• [WHAT THIS TASK INVOLVES]:
Set down, exactly as written, the lines from the top of the data to the line that holds "grid[r, c] = v", and omit the pictures.

• [RECORDED DATA]:
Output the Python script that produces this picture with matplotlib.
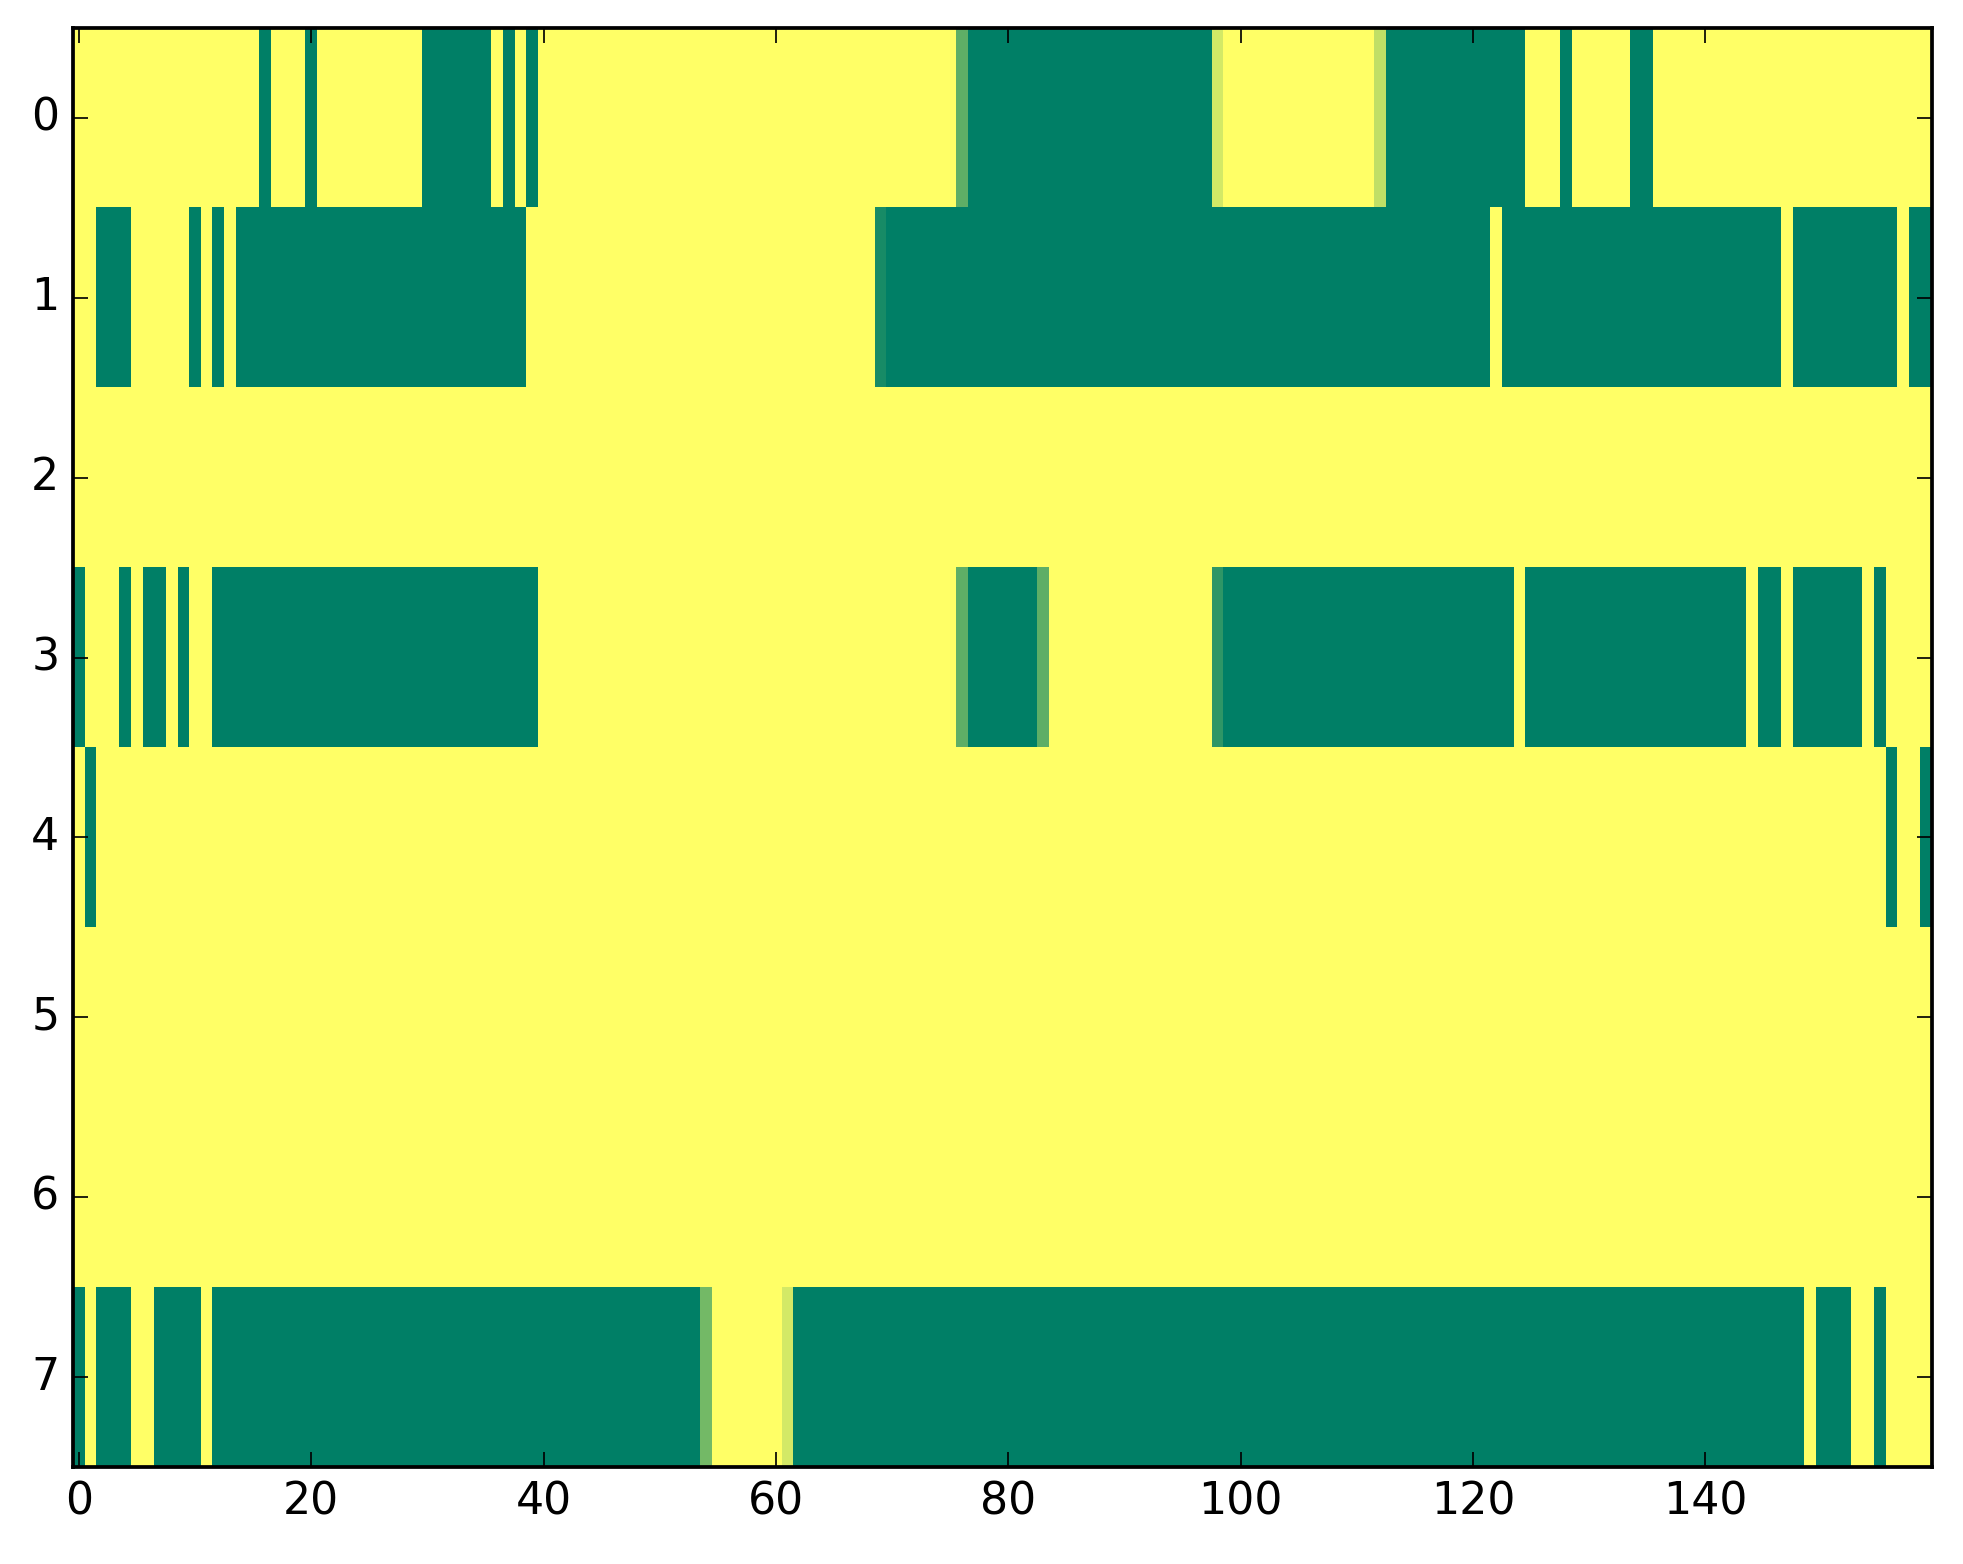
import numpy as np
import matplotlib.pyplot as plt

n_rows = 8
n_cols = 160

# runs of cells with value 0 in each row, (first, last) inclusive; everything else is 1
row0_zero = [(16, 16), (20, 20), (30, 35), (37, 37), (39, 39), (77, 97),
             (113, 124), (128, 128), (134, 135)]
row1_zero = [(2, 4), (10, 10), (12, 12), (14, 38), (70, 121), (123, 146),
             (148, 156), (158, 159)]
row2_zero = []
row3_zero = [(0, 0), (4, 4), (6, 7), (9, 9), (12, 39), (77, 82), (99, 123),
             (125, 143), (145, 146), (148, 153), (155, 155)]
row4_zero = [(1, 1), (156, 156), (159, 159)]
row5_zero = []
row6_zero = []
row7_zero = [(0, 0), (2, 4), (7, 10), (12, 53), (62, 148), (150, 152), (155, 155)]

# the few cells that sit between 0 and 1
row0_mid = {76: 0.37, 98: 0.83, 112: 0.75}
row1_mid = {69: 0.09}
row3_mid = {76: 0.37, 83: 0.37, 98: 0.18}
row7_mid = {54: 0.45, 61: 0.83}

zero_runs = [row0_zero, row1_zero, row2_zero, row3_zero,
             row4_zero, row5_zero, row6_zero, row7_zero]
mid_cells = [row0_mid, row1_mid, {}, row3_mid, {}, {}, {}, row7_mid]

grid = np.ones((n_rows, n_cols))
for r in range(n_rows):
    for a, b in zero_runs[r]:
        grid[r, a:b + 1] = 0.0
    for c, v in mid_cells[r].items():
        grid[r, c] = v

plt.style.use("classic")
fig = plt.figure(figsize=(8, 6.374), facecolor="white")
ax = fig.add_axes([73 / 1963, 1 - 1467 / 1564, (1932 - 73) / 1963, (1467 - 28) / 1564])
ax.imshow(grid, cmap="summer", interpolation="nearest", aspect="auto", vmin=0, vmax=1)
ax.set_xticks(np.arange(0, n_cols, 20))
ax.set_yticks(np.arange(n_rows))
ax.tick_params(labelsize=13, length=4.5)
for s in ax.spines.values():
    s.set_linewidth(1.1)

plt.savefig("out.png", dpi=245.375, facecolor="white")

• [WORKED ANSWER]:
Output the Python script that produces this picture with matplotlib.
import numpy as np
import matplotlib.pyplot as plt

n_rows = 8
n_cols = 160

# runs of cells with value 0 in each row, (first, last) inclusive; everything else is 1
row0_zero = [(16, 16), (20, 20), (30, 35), (37, 37), (39, 39), (77, 97),
             (113, 124), (128, 128), (134, 135)]
row1_zero = [(2, 4), (10, 10), (12, 12), (14, 38), (70, 121), (123, 146),
             (148, 156), (158, 159)]
row2_zero = []
row3_zero = [(0, 0), (4, 4), (6, 7), (9, 9), (12, 39), (77, 82), (99, 123),
             (125, 143), (145, 146), (148, 153), (155, 155)]
row4_zero = [(1, 1), (156, 156), (159, 159)]
row5_zero = []
row6_zero = []
row7_zero = [(0, 0), (2, 4), (7, 10), (12, 53), (62, 148), (150, 152), (155, 155)]

# the few cells that sit between 0 and 1
row0_mid = {76: 0.37, 98: 0.83, 112: 0.75}
row1_mid = {69: 0.09}
row3_mid = {76: 0.37, 83: 0.37, 98: 0.18}
row7_mid = {54: 0.45, 61: 0.83}

zero_runs = [row0_zero, row1_zero, row2_zero, row3_zero,
             row4_zero, row5_zero, row6_zero, row7_zero]
mid_cells = [row0_mid, row1_mid, {}, row3_mid, {}, {}, {}, row7_mid]

grid = np.ones((n_rows, n_cols))
for r in range(n_rows):
    for a, b in zero_runs[r]:
        grid[r, a:b + 1] = 0.0
    for c, v in mid_cells[r].items():
        grid[r, c] = v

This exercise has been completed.